== Supplied material ==

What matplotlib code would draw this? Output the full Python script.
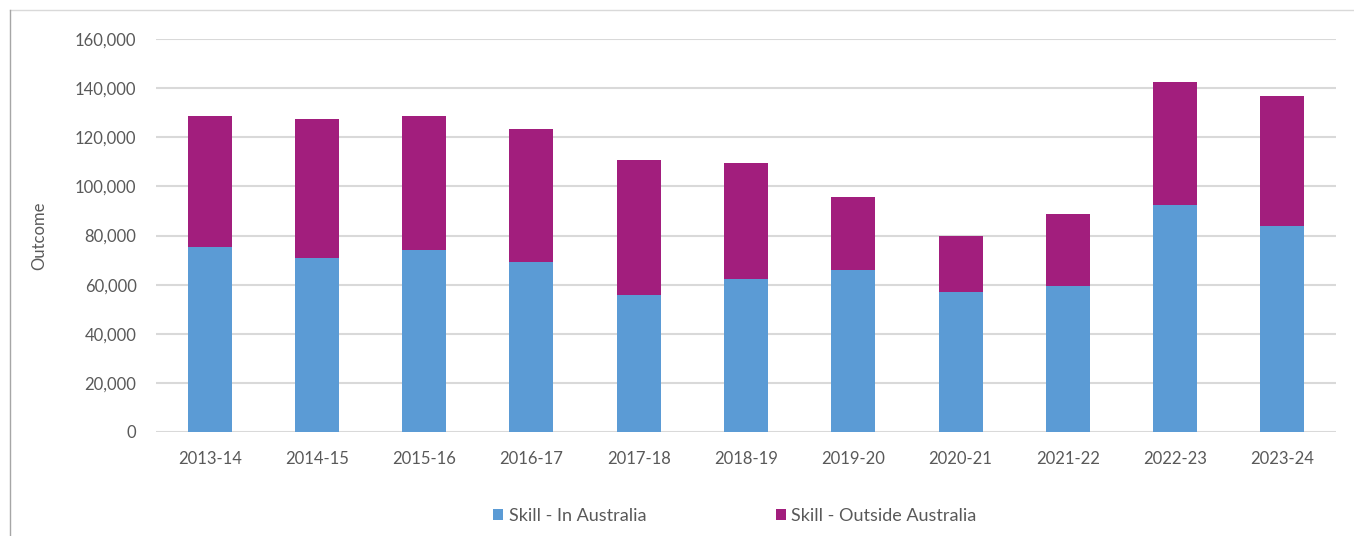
import matplotlib
matplotlib.use("Agg")
import matplotlib.pyplot as plt
from matplotlib.lines import Line2D
from matplotlib.ticker import FuncFormatter, MultipleLocator
import numpy as np

plt.rcParams['font.family'] = ['Lato', 'DejaVu Sans']

categories = ["2013-14", "2014-15", "2015-16", "2016-17", "2017-18", "2018-19",
              "2019-20", "2020-21", "2021-22", "2022-23", "2023-24"]
in_australia = [75300, 70700, 74200, 69100, 55800, 62400, 66100, 56900, 59500, 92400, 83900]
outside_australia = [53500, 56900, 54600, 54400, 55000, 47300, 29400, 23000, 29400, 50000, 53000]
series_names = ["Skill - In Australia", "Skill - Outside Australia"]

blue = "#5B9BD5"
magenta = "#A21E7D"
text_col = "#595959"
grid_col = "#D9D9D9"

fig = plt.figure(figsize=(13.54, 5.36), dpi=100)
ax = fig.add_axes([156/1354, 1-432/536, (1336-156)/1354, (432-39)/536])

x = np.arange(len(categories))
w = 0.41
ax.bar(x, in_australia, w, color=blue, label=series_names[0], zorder=3)
ax.bar(x, outside_australia, w, bottom=in_australia, color=magenta,
       label=series_names[1], zorder=3)

ax.set_xlim(-0.5, len(categories) - 0.5)
ax.set_ylim(0, 160000)
ax.yaxis.set_major_locator(MultipleLocator(20000))
ax.yaxis.set_major_formatter(FuncFormatter(lambda v, p: f"{int(v):,}"))
ax.set_xticks(x)
ax.set_xticklabels(categories)
ax.grid(axis='y', color=grid_col, linewidth=1.5, zorder=0)
for s in ax.spines.values():
    s.set_visible(False)
ax.tick_params(axis='both', length=0, labelsize=12, labelcolor=text_col)
ax.tick_params(axis='y', pad=14)
ax.tick_params(axis='x', pad=14)
ax.set_ylabel("Outcome", fontsize=12, color=text_col, labelpad=20)

leg = fig.legend(loc='center', bbox_to_anchor=(735/1354, 1-516/536), ncol=2,
                 frameon=False, fontsize=13, handlelength=0.55, handleheight=0.55,
                 handletextpad=0.3, columnspacing=7.2)
for t in leg.get_texts():
    t.set_color(text_col)

# outer chart border (top and left edges visible)
bcol = "#D9D9D9"
fig.add_artist(Line2D([10/1354, 1], [1-10/536, 1-10/536], transform=fig.transFigure,
                      color=bcol, linewidth=1))
fig.add_artist(Line2D([10/1354, 10/1354], [0, 1-10/536], transform=fig.transFigure,
                      color="#A6A6A6", linewidth=1))

fig.savefig("out.png", dpi=100)
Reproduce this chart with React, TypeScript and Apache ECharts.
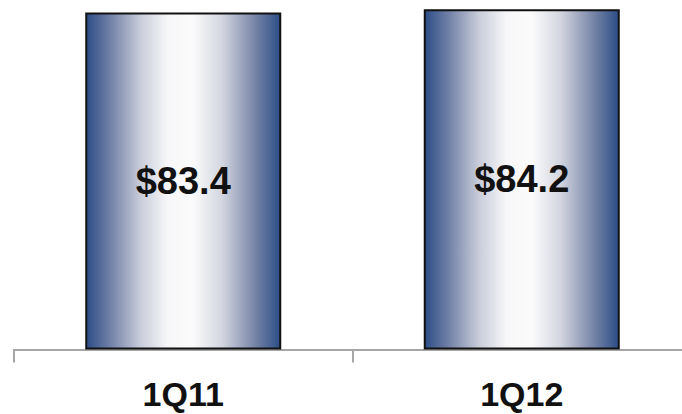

== Set task ==
Transcribe exactly, with no pictures, the lines running from the first line of the material through the line holding "label=series_names[1], zorder=3)".

== Solution ==
What matplotlib code would draw this? Output the full Python script.
import matplotlib
matplotlib.use("Agg")
import matplotlib.pyplot as plt
from matplotlib.lines import Line2D
from matplotlib.ticker import FuncFormatter, MultipleLocator
import numpy as np

plt.rcParams['font.family'] = ['Lato', 'DejaVu Sans']

categories = ["2013-14", "2014-15", "2015-16", "2016-17", "2017-18", "2018-19",
              "2019-20", "2020-21", "2021-22", "2022-23", "2023-24"]
in_australia = [75300, 70700, 74200, 69100, 55800, 62400, 66100, 56900, 59500, 92400, 83900]
outside_australia = [53500, 56900, 54600, 54400, 55000, 47300, 29400, 23000, 29400, 50000, 53000]
series_names = ["Skill - In Australia", "Skill - Outside Australia"]

blue = "#5B9BD5"
magenta = "#A21E7D"
text_col = "#595959"
grid_col = "#D9D9D9"

fig = plt.figure(figsize=(13.54, 5.36), dpi=100)
ax = fig.add_axes([156/1354, 1-432/536, (1336-156)/1354, (432-39)/536])

x = np.arange(len(categories))
w = 0.41
ax.bar(x, in_australia, w, color=blue, label=series_names[0], zorder=3)
ax.bar(x, outside_australia, w, bottom=in_australia, color=magenta,
       label=series_names[1], zorder=3)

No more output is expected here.